Sunday, July 17, 2011

Two Book Reviews

Louise Riotte was a master gardener and a fellow Oklahoman who passed away in 1998, at the age of 88. I discovered a few of her books earlier this year. These are two of my favorites.

Success With Small Food Gardens is a concise introduction to backyard gardening. The author focuses on small spaces and what you can get out of them rather than their limitations. The book includes lots of yard and garden sketches that show how to make the best use of a small space. I especially like the section on edible shrubs and flowers, which can add so much useable plant life to a small yard without compromising aesthetics. The book includes detailed instructions on how to plant, grow and care for many different types of plants, from garden plants to shrubs to trees. Although the book was published in 1977, it is still very valid today, and offers the kind of insight only a naturally talented gardener can impart. If I had to choose one thing about the book that I didn’t like, it would be the drawings of plants. The drawings are actually the work of the author, but I’d prefer actual photographs.

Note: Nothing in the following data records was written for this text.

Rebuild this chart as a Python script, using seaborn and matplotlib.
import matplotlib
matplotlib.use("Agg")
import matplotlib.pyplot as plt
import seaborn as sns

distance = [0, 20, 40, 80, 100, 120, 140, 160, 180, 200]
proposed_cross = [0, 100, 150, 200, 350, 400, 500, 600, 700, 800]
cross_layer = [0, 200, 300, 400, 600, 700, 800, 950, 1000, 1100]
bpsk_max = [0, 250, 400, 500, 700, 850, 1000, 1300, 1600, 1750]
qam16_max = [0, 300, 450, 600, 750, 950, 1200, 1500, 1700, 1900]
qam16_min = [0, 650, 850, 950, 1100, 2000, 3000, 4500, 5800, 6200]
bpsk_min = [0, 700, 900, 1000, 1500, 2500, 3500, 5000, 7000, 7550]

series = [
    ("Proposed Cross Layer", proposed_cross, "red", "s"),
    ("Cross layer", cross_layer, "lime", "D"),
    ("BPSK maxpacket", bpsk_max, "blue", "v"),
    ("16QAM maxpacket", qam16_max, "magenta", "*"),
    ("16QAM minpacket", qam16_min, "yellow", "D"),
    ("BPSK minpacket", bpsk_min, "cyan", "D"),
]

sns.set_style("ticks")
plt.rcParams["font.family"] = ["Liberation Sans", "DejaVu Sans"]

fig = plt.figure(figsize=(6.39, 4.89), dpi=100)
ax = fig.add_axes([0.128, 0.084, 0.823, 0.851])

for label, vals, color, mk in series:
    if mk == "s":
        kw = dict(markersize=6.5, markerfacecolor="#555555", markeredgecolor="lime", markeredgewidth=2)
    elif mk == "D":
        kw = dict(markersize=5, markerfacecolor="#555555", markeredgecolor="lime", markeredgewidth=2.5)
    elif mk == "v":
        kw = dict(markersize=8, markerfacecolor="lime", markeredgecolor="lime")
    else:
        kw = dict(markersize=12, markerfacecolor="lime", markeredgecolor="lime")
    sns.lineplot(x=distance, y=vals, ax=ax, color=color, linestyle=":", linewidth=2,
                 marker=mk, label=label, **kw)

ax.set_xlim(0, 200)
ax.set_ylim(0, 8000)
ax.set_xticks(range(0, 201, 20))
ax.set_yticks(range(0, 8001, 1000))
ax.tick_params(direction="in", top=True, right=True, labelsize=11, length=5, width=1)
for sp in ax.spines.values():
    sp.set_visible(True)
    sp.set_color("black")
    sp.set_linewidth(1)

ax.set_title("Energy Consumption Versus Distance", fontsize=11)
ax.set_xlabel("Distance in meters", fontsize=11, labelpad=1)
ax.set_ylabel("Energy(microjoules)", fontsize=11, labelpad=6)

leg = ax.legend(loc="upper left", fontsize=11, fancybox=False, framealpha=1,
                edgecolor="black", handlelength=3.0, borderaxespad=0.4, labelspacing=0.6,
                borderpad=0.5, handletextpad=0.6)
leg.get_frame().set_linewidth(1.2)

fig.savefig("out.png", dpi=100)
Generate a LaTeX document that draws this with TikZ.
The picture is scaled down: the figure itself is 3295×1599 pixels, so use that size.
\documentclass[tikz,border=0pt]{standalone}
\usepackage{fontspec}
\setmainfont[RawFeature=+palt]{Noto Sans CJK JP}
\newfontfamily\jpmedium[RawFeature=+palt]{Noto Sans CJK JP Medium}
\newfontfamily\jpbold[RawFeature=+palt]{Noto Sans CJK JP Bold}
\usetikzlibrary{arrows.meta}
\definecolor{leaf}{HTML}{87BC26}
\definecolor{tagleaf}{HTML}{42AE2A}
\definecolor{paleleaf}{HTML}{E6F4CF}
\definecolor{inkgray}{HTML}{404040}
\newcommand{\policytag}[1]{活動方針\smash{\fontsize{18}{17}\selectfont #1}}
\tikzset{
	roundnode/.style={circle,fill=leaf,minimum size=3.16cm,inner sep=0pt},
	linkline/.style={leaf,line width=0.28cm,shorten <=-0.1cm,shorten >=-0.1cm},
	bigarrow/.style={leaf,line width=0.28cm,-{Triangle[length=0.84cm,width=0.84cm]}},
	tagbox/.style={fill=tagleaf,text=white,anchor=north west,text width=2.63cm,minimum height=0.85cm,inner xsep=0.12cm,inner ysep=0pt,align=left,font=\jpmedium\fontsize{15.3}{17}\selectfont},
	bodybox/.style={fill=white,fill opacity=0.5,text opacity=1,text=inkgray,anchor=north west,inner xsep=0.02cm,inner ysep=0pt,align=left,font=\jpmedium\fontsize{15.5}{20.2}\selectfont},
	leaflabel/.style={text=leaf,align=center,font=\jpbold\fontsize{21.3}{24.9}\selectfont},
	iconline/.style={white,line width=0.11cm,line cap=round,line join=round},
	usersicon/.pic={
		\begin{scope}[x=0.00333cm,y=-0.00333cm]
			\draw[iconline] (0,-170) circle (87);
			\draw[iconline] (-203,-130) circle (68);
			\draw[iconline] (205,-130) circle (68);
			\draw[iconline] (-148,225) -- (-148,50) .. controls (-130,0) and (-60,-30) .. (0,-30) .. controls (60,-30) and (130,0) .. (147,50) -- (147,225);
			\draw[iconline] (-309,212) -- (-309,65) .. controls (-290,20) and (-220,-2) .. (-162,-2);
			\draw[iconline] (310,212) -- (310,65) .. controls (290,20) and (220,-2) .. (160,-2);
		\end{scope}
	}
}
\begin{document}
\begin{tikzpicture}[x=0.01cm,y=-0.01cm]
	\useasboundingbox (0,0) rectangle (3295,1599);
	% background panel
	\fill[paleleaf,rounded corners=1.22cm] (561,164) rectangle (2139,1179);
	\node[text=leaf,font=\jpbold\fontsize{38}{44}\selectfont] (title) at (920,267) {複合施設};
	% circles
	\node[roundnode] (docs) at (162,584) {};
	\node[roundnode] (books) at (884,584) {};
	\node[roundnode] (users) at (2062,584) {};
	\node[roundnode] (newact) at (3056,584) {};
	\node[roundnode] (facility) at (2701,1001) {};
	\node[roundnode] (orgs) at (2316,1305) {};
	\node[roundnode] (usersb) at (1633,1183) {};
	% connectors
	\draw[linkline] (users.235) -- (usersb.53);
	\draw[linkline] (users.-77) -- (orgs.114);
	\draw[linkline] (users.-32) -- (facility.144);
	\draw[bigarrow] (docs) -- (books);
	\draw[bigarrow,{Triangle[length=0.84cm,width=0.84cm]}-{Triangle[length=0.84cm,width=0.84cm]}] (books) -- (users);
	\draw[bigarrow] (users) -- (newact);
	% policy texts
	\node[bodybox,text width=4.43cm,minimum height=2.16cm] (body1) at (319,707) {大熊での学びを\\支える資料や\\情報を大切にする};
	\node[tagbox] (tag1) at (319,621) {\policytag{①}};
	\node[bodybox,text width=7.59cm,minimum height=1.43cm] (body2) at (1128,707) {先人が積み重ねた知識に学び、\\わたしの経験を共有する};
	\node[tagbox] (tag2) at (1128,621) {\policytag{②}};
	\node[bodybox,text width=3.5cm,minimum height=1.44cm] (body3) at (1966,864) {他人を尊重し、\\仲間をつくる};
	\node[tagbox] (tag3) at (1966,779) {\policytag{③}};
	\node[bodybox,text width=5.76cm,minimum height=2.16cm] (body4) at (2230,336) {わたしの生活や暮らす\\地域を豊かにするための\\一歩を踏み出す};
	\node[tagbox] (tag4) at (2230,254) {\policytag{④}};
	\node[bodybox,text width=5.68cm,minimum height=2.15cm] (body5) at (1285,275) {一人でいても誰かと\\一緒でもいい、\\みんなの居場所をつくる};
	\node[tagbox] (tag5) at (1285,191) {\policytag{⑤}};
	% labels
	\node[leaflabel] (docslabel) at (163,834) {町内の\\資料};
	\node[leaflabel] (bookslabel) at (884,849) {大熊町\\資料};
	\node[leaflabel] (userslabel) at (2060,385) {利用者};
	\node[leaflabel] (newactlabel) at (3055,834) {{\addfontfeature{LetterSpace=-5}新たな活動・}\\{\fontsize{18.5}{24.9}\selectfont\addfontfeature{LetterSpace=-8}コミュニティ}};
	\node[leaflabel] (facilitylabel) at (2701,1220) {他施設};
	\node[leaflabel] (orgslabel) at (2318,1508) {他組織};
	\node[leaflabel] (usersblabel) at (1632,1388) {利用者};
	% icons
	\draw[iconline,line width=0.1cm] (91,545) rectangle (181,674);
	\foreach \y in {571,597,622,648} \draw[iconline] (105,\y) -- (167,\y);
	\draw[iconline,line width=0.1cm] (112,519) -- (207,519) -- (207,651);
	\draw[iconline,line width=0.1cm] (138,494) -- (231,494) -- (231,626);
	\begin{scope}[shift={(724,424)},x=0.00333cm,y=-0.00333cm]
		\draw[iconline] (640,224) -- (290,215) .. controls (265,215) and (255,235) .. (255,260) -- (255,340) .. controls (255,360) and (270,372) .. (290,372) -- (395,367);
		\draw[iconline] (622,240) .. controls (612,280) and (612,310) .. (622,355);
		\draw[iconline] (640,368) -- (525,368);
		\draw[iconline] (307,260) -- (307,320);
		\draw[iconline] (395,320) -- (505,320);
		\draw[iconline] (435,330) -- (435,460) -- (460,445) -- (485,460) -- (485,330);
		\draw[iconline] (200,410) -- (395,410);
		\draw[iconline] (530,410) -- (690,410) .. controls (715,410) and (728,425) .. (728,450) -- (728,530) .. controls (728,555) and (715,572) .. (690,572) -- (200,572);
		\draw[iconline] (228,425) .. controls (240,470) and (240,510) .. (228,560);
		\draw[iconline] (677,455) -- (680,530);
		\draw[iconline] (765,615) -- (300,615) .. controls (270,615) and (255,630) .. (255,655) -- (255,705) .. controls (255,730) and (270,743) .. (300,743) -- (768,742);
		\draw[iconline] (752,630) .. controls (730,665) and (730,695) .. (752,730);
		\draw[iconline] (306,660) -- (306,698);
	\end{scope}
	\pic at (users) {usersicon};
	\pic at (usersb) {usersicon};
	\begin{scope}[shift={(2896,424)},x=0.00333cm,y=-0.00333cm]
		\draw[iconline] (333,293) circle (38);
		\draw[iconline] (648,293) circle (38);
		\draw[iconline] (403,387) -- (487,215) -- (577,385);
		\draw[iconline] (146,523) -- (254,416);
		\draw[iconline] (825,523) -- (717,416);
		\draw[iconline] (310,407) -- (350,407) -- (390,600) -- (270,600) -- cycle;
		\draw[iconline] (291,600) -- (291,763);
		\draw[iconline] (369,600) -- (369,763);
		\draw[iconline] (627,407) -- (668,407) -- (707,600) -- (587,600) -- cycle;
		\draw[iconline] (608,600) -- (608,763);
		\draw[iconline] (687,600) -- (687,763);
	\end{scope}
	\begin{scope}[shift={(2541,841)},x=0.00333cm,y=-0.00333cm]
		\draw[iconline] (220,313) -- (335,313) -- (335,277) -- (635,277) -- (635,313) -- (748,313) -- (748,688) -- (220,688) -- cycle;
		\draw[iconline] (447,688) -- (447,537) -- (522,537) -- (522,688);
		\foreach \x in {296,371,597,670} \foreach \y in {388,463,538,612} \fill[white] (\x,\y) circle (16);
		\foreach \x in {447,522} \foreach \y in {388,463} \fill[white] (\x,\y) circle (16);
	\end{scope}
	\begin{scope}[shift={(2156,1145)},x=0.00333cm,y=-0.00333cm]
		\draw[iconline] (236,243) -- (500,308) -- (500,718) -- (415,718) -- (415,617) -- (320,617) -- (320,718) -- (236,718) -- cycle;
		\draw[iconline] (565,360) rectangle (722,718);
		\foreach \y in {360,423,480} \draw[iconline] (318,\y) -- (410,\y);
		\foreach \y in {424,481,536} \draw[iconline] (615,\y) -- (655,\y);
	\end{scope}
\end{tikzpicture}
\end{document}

Carrots Love Tomatoes is the ideal companion to Success With Small Food Gardens. This companion planting guide teaches gardeners how to use plants' natural partnerships to produce bigger and better harvests. It also includes lots of other tips for natural pest and disease prevention, soil improvement for specific plants, and information on trees and the growing habits of weeds. Things are really easy to look up -- there is a section each on vegetables and herbs organized by plant, so you can look up how to best take care of your tomatoes or cabbages. Then there's another section on pests, so you can look up a specific pest to see what types of plants may repel it. First published in 1975, this book is another timeless classic that should be on every home gardener’s shelf. I pull it out every time I get ready to plant something new.

Here is a list of titles by Louise Riotte.

1 comment:

  1. I ought to buy those. To me, gardening is just work. I want the food but I don't enjoy scratching around in the dirt much. Sometimes, though, you have to do something even if it isn't "fun". I don't know a lot about gardening, I grow some corn sometimes, but that's about it. Yet I have plenty of cleared land I could use for it. Maybe it's a skill I should get on the stick about and learn.